An illusion of running in place

cupcake

This is 24.

The treadmill cheerfully beeps at me, as if we haven’t been on a year-long break, as if I haven’t been avoiding it for months. I enter my age, now 24. My weight, now 120. At this time last year, I tapped the numbers of 23 and 105. I remember my pale reflection in the TV as I watched “Boy Meets World,” subtitles and sounds swirling into a dizzy cacophony, one I couldn’t keep up with.

It whirs to life, and I cautiously tap the “up” arrow — a sneering icon in a year of downs. Five minutes pass and I am still running. This time, there are no glowing orbs in my periphery, little lights that tell me to slow down, slow down, slow down. Or black out. This time, I can breathe; full, borderline-greedy breaths. The starting and stopping, five minutes of running, 10 minutes of blurred lumbering as the treadmill belt whined with inactivity, they’re all gone.
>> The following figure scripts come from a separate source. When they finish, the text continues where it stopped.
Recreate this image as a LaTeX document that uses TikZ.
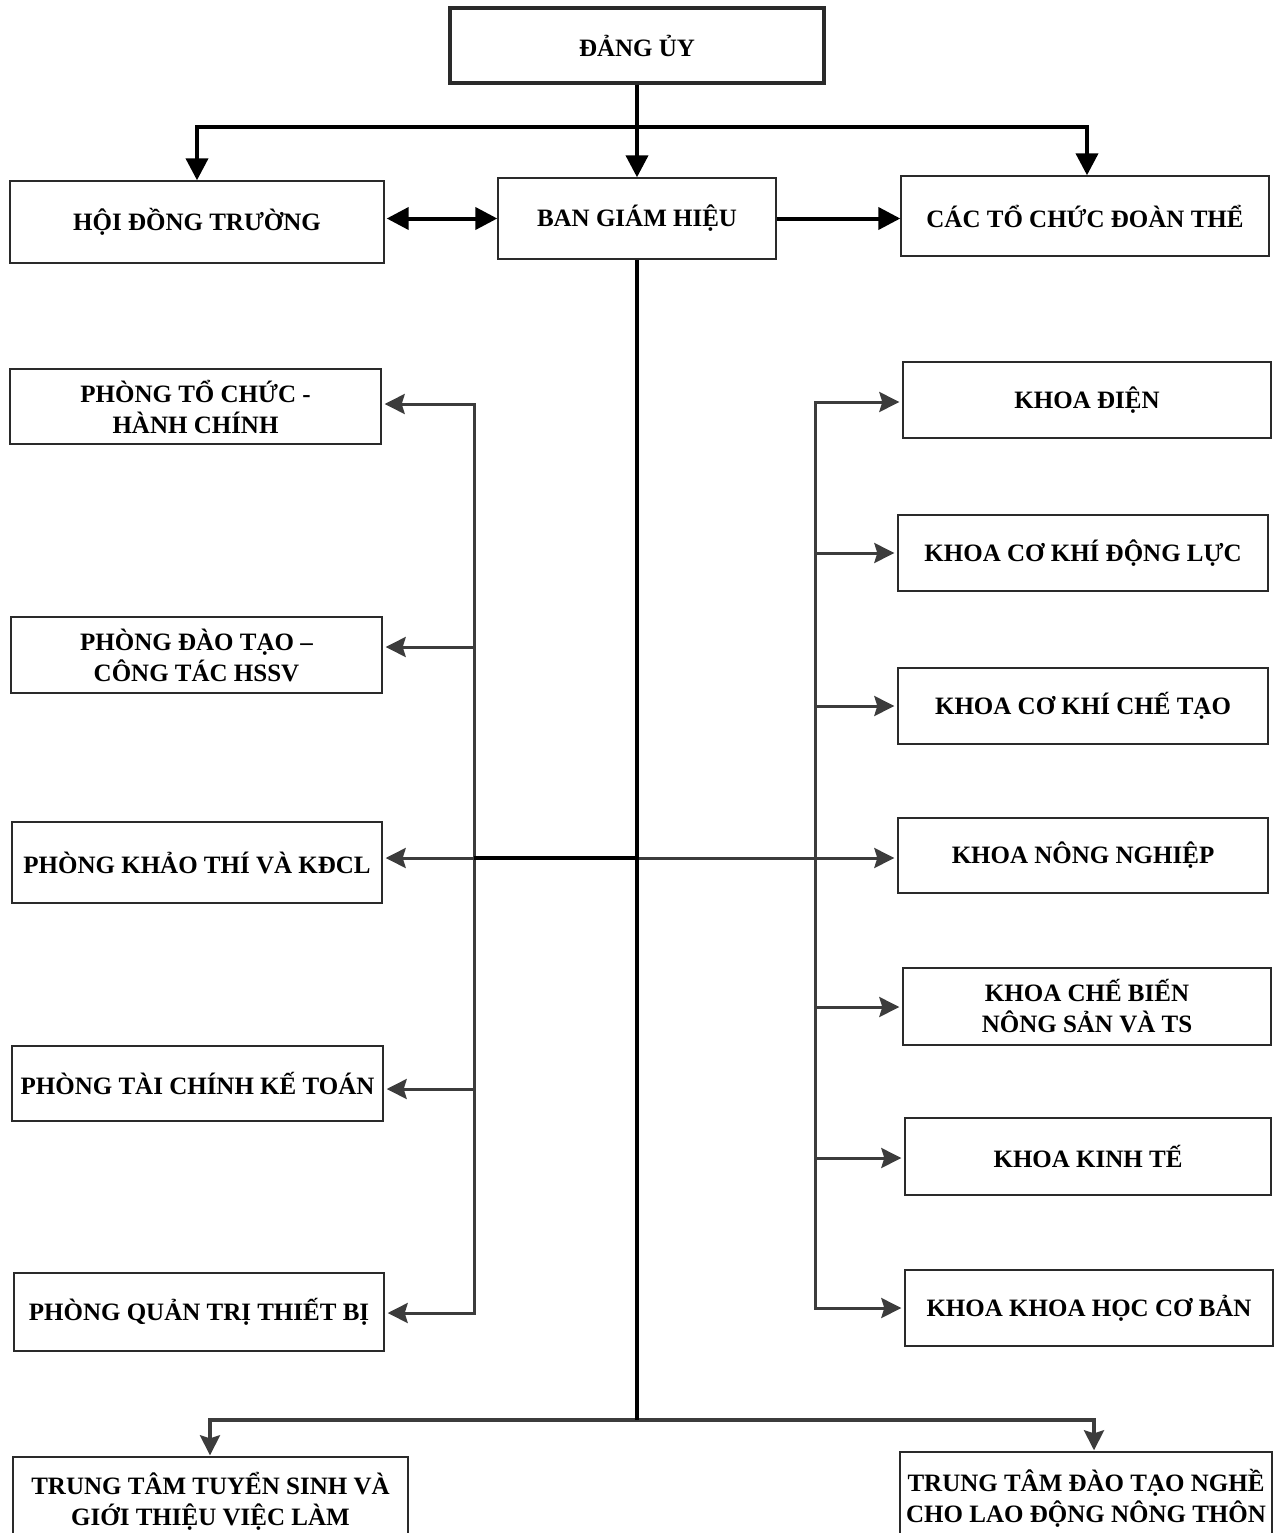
\documentclass[tikz,border=0pt]{standalone}
\usepackage{fontspec}
\setmainfont{Liberation Serif}
\usetikzlibrary{arrows.meta}
\definecolor{ink}{HTML}{2A2A2A}
\definecolor{busgray}{HTML}{3C3C3C}
\tikzset{
  box/.style={draw=ink, line width=1.4pt, fill=white, inner sep=0pt, align=center,
    font=\fontsize{25}{31}\selectfont\bfseries, text=black},
  mainline/.style={line width=4pt, black},
  mainarrow/.style={mainline, -{Triangle[length=22pt 0 0,width=22pt 0 0]}},
  bus/.style={line width=3pt, busgray},
  bustip/.tip={Stealth[length=20pt 0 0,width=20pt 0 0,inset=3pt 0 0,fill=busgray]},
  busarrow/.style={bus, -bustip, shorten >=3pt},
}
\begin{document}
\begin{tikzpicture}[x=1pt,y=-1pt]
\useasboundingbox (0,0) rectangle (1287,1533);
\clip (0,0) rectangle (1287,1533);
\fill[white] (0,0) rectangle (1287,1533);

% top level
\node[box, line width=3.5pt, minimum width=374pt, minimum height=75pt] (dang) at (637,45.5) {ĐẢNG ỦY};
\node[box, minimum width=374pt, minimum height=82pt] (hdt) at (197,222) {HỘI ĐỒNG TRƯỜNG};
\node[box, minimum width=278pt, minimum height=81pt] (bgh) at (637,218.5) {BAN GIÁM HIỆU};
\node[box, minimum width=368pt, minimum height=80pt] (ctc) at (1085,216) {CÁC TỔ CHỨC ĐOÀN THỂ};

% left column
\node[box, minimum width=371pt, minimum height=75pt] (p1) at (195.5,406.5) {PHÒNG TỔ CHỨC -\\HÀNH CHÍNH};
\node[box, minimum width=371pt, minimum height=76pt] (p2) at (196.5,655) {PHÒNG ĐÀO TẠO –\\CÔNG TÁC HSSV};
\node[box, minimum width=370pt, minimum height=81pt] (p3) at (197,862.5) {PHÒNG KHẢO THÍ VÀ KĐCL};
\node[box, minimum width=371pt, minimum height=75pt] (p4) at (197.5,1083.5) {PHÒNG TÀI CHÍNH KẾ TOÁN};
\node[box, minimum width=370pt, minimum height=78pt] (p5) at (199,1312) {PHÒNG QUẢN TRỊ THIẾT BỊ};

% right column
\node[box, minimum width=368pt, minimum height=76pt] (k1) at (1087,400) {KHOA ĐIỆN};
\node[box, minimum width=370pt, minimum height=76pt] (k2) at (1083,553) {KHOA CƠ KHÍ ĐỘNG LỰC};
\node[box, minimum width=370pt, minimum height=76pt] (k3) at (1083,706) {KHOA CƠ KHÍ CHẾ TẠO};
\node[box, minimum width=370pt, minimum height=75pt] (k4) at (1083,855.5) {KHOA NÔNG NGHIỆP};
\node[box, minimum width=368pt, minimum height=77pt] (k5) at (1087,1006.5) {KHOA CHẾ BIẾN\\NÔNG SẢN VÀ TS};
\node[box, minimum width=366pt, minimum height=77pt] (k6) at (1088,1156.5) {KHOA KINH TẾ};
\node[box, minimum width=368pt, minimum height=76pt] (k7) at (1089,1308) {KHOA KHOA HỌC CƠ BẢN};

% bottom (cut by the page edge)
\node[box, minimum width=395pt, minimum height=88pt] (t1) at (210.5,1501) {TRUNG TÂM TUYỂN SINH VÀ\\GIỚI THIỆU VIỆC LÀM};
\node[box, minimum width=372pt, minimum height=93pt] (t2) at (1086,1498.5) {TRUNG TÂM ĐÀO TẠO NGHỀ\\CHO LAO ĐỘNG NÔNG THÔN};

% coordinates
\coordinate (tj) at (637,127);
\coordinate (tr) at (1087,127);
\coordinate (bj) at (637,1420);
\coordinate (bl) at (210,1420);
\coordinate (br) at (1094,1420);
\coordinate (cm) at (637,858);
\coordinate (L1) at (474,404);
\coordinate (L2) at (474,647);
\coordinate (L4) at (474,1089);
\coordinate (L5) at (474,1313);
\coordinate (R1) at (815,402);
\coordinate (R2) at (815,553);
\coordinate (R3) at (815,706);
\coordinate (R5) at (815,1007);
\coordinate (R6) at (815,1158);
\coordinate (R7) at (815,1308);

% top connectors
\draw[mainarrow] (dang.south) -- (bgh.north);
\draw[mainarrow] (tj) -| (hdt.north);
\draw[mainarrow] (tj) -- (tr) -- (tr |- ctc.north);
\draw[mainline, {Triangle[length=22pt 0 0,width=22pt 0 0]}-{Triangle[length=22pt 0 0,width=22pt 0 0]}, shorten <=2pt]
  (bgh.west -| hdt.east) -- (bgh.west);
\draw[mainarrow] (bgh.east) -- (bgh.east -| ctc.west);

% left bus
\draw[busarrow] (L5) -- (L1) -- (L1 -| p1.east);
\draw[busarrow] (L1) -- (L5) -- (L5 -| p5.east);
\draw[busarrow] (L2) -- (L2 -| p2.east);
\draw[busarrow] (cm) -- (cm -| p3.east);
\draw[busarrow] (L4) -- (L4 -| p4.east);
\draw[mainline] (cm) -- (cm -| L1);

% right bus
\draw[busarrow] (R7) -- (R1) -- (R1 -| k1.west);
\draw[busarrow] (R1) -- (R7) -- (R7 -| k7.west);
\draw[busarrow] (R2) -- (R2 -| k2.west);
\draw[busarrow] (R3) -- (R3 -| k3.west);
\draw[busarrow] (cm) -- (cm -| k4.west);
\draw[busarrow] (R5) -- (R5 -| k5.west);
\draw[busarrow] (R6) -- (R6 -| k6.west);

% bottom branch
\draw[busarrow, line width=3.5pt, shorten >=1pt] (bj) -- (bl) -- (bl |- t1.north);
\draw[busarrow, line width=3.5pt, shorten >=1pt] (bj) -- (br) -- (br |- t2.north);

% main spine
\draw[mainline] (bgh.south) -- (bj);
\end{tikzpicture}
\end{document}
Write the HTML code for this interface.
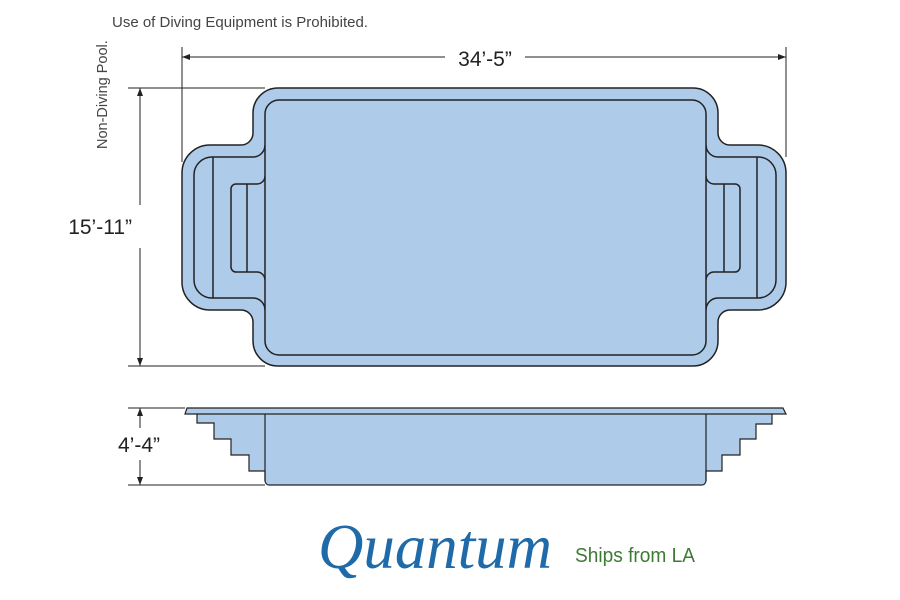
<!DOCTYPE html>
<html><head><meta charset="utf-8"><style>
html,body{margin:0;padding:0;background:#fff;width:900px;height:600px;overflow:hidden}
svg{display:block}
</style></head><body>
<svg width="900" height="600" viewBox="0 0 900 600" xmlns="http://www.w3.org/2000/svg" font-family="Liberation Sans, sans-serif">
<text x="112" y="27" font-size="15" fill="#444">Use of Diving Equipment is Prohibited.</text>
<text transform="translate(107,149) rotate(-90)" font-size="14.5" fill="#444">Non-Diving Pool.</text>
<g stroke="#222" stroke-width="1" fill="none">
<line x1="182" y1="57" x2="445" y2="57"/><line x1="525" y1="57" x2="786" y2="57"/>
<line x1="182" y1="47" x2="182" y2="162"/><line x1="786" y1="47" x2="786" y2="157"/>
<line x1="140" y1="88" x2="140" y2="205"/><line x1="140" y1="248" x2="140" y2="366"/>
<line x1="128" y1="88" x2="265" y2="88"/><line x1="128" y1="366" x2="265" y2="366"/>
<line x1="140" y1="408" x2="140" y2="428"/><line x1="140" y1="460" x2="140" y2="485"/>
<line x1="128" y1="408" x2="185" y2="408"/><line x1="128" y1="485" x2="265" y2="485"/>
</g>
<g fill="#222">
<path d="M182 57 l8 -3 v6z"/><path d="M786 57 l-8 -3 v6z"/>
<path d="M140 88 l-3 8 h6z"/><path d="M140 366 l-3 -8 h6z"/>
<path d="M140 408 l-3 8 h6z"/><path d="M140 485 l-3 -8 h6z"/>
</g>
<text x="485" y="66" font-size="21" text-anchor="middle" fill="#222">34’-5”</text>
<text x="132" y="234" font-size="21" text-anchor="end" fill="#222">15’-11”</text>
<text x="160" y="452" font-size="21" text-anchor="end" fill="#222">4’-4”</text>
<g stroke="#222" stroke-width="1.5" fill="#aecbea">
<path d="M278 88 H693 A25 25 0 0 1 718 113 V133 A12 12 0 0 0 730 145 H758 A28 28 0 0 1 786 173 V282 A28 28 0 0 1 758 310 H730 A12 12 0 0 0 718 322 V341 A25 25 0 0 1 693 366 H278 A25 25 0 0 1 253 341 V322 A12 12 0 0 0 241 310 H210 A28 28 0 0 1 182 282 V173 A28 28 0 0 1 210 145 H241 A12 12 0 0 0 253 133 V113 A25 25 0 0 1 278 88 Z"/>
<path fill="none" d="M212 157 H253 A12 12 0 0 0 265 145 M212 298 H253 A12 12 0 0 1 265 310 M212 157 A18 18 0 0 0 194 175 V280 A18 18 0 0 0 212 298 M213 157 V298"/>
<path fill="none" d="M265 176 A8 8 0 0 1 257 184 H236 A5 5 0 0 0 231 189 V267 A5 5 0 0 0 236 272 H257 A8 8 0 0 1 265 280 M247 184 V272"/>
<path fill="none" d="M758 157 H718 A12 12 0 0 1 706 145 M758 298 H718 A12 12 0 0 0 706 310 M758 157 A18 18 0 0 1 776 175 V280 A18 18 0 0 1 758 298 M757 157 V298"/>
<path fill="none" d="M706 176 A8 8 0 0 0 714 184 H735 A5 5 0 0 1 740 189 V267 A5 5 0 0 1 735 272 H714 A8 8 0 0 0 706 280 M724 184 V272"/>
<rect x="265" y="100" width="441" height="255" rx="14"/>
<path d="M187 408 H783 L786 414 H772 V424 H756 V439 H740 V455 H722 V471 H706 V481 Q705 485 702 485 H269 Q266 485 265 481 V471 H249 V455 H231 V439 H214 V423 H197 V414 H185 Z" stroke-width="1.2"/>
<path fill="none" stroke-width="1.2" d="M197 414 H772 M265 414 V481 M706 414 V481"/>
</g>
<text x="318" y="568" font-size="64" font-style="italic" font-family="Liberation Serif, serif" fill="#1f6aa8" textLength="234" lengthAdjust="spacingAndGlyphs">Quantum</text>
<text x="575" y="562" font-size="20" fill="#3e7a35" textLength="120" lengthAdjust="spacingAndGlyphs">Ships from LA</text>
</svg>
</body></html>
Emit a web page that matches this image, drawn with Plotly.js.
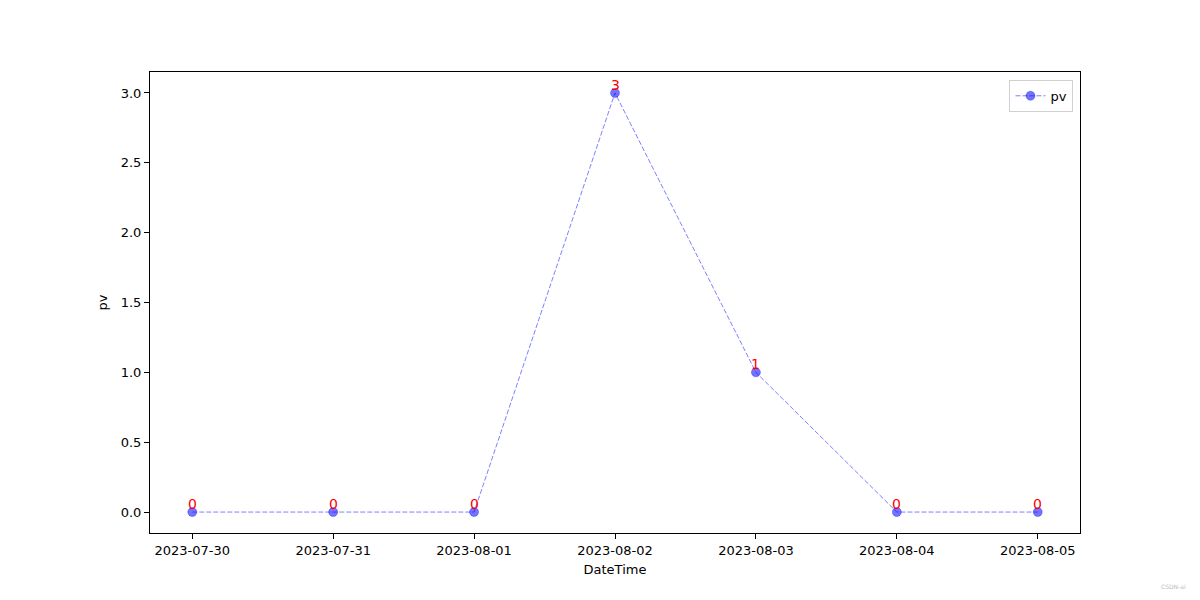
<!DOCTYPE html>
<html>
<head>
<meta charset="utf-8">
<script src="https://cdn.plot.ly/plotly-3.0.1.min.js"></script>
<style>
  body { margin: 0; background: #fff; }
  #chart { width: 1200px; height: 600px; }
</style>
</head>
<body>
<div id="chart"></div>
<script>
let dates = ['2023-07-30', '2023-07-31', '2023-08-01', '2023-08-02', '2023-08-03', '2023-08-04', '2023-08-05']
let pv = [0, 0, 0, 3, 1, 0, 0]

main();

function main() {
    let font = 'DejaVu Sans, sans-serif'

    let trace = {
        x: dates,
        y: pv,
        type: 'scatter',
        mode: 'lines+markers',
        name: 'pv',
        line: {color: 'rgba(0,0,255,0.5)', width: 1, dash: '5px,2px'},
        marker: {color: 'rgba(0,0,255,0.55)', size: 9,
                 line: {color: 'rgba(0,0,255,0.3)', width: 1}}
    };

    // value labels above each point, like plt.text
    let labels = dates.map((d, i) => ({
        x: d,
        y: pv[i],
        xref: 'x',
        yref: 'y',
        text: String(pv[i]),
        showarrow: false,
        yanchor: 'bottom',
        yshift: -2,
        font: {family: font, size: 14, color: 'red'}
    }));

    // tiny watermark in the bottom right corner
    labels.push({
        x: 1.116, y: -0.128, xref: 'paper', yref: 'paper',
        xanchor: 'right', yanchor: 'bottom',
        text: 'CSDN-ai', showarrow: false,
        font: {family: font, size: 6, color: '#bbbbbb'}
    });

    let layout = {
        width: 1200,
        height: 600,
        margin: {l: 150, r: 120, t: 72, b: 67},
        paper_bgcolor: 'white',
        plot_bgcolor: 'white',
        font: {family: font, size: 13, color: 'black'},
        xaxis: {
            type: 'date',
            range: ['2023-07-29 16:48', '2023-08-05 07:12'],
            tickvals: dates,
            tickformat: '%Y-%m-%d',
            ticks: 'outside',
            ticklen: 5,
            tickcolor: 'black',
            showgrid: false,
            zeroline: false,
            showline: true,
            mirror: true,
            linecolor: 'black',
            linewidth: 1,
            title: {text: 'DateTime', font: {size: 13}, standoff: 8}
        },
        yaxis: {
            range: [-0.15, 3.15],
            tickvals: [0, 0.5, 1, 1.5, 2, 2.5, 3],
            ticktext: ['0.0', '0.5', '1.0', '1.5', '2.0', '2.5', '3.0'],
            ticks: 'outside',
            ticklen: 5,
            tickcolor: 'black',
            showgrid: false,
            zeroline: false,
            showline: true,
            mirror: true,
            linecolor: 'black',
            linewidth: 1,
            title: {text: 'pv', font: {size: 13}, standoff: 10}
        },
        showlegend: true,
        legend: {
            x: 0.993, y: 0.983,
            xanchor: 'right', yanchor: 'top',
            bordercolor: '#d0d0d0',
            borderwidth: 1,
            bgcolor: 'rgba(255,255,255,0.8)',
            font: {size: 13}
        },
        annotations: labels
    };

    Plotly.newPlot('chart', [trace], layout, {displayModeBar: false});
}
</script>
</body>
</html>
Fifteen minutes pass and I am still running; I ignore the aches in my knees. After a season of outdoor running on paved and dirt trails, the hollow echo of my soles on the treadmill feels too consistent, each step the same.

But I am not stationary and it’s not the same, not really. I am freshly 24, I took the LSAT, I got into law school, I told my boss I’ll quit my job in mid-July, I broke up with bread and I drove a pickup truck. It is funny how a treadmill, how running in place, captured a year of dramatic change, of moving forward despite backward health.

Thirty minutes pass and I am done running. I tap the down arrow with clear eyes, a clear mind. The blinking lights and labored breaths have given way to a newfound appreciation for the treadmill, achy knees and all. The treadmill beeps, begging me to come back; I think it secretly missed me, too.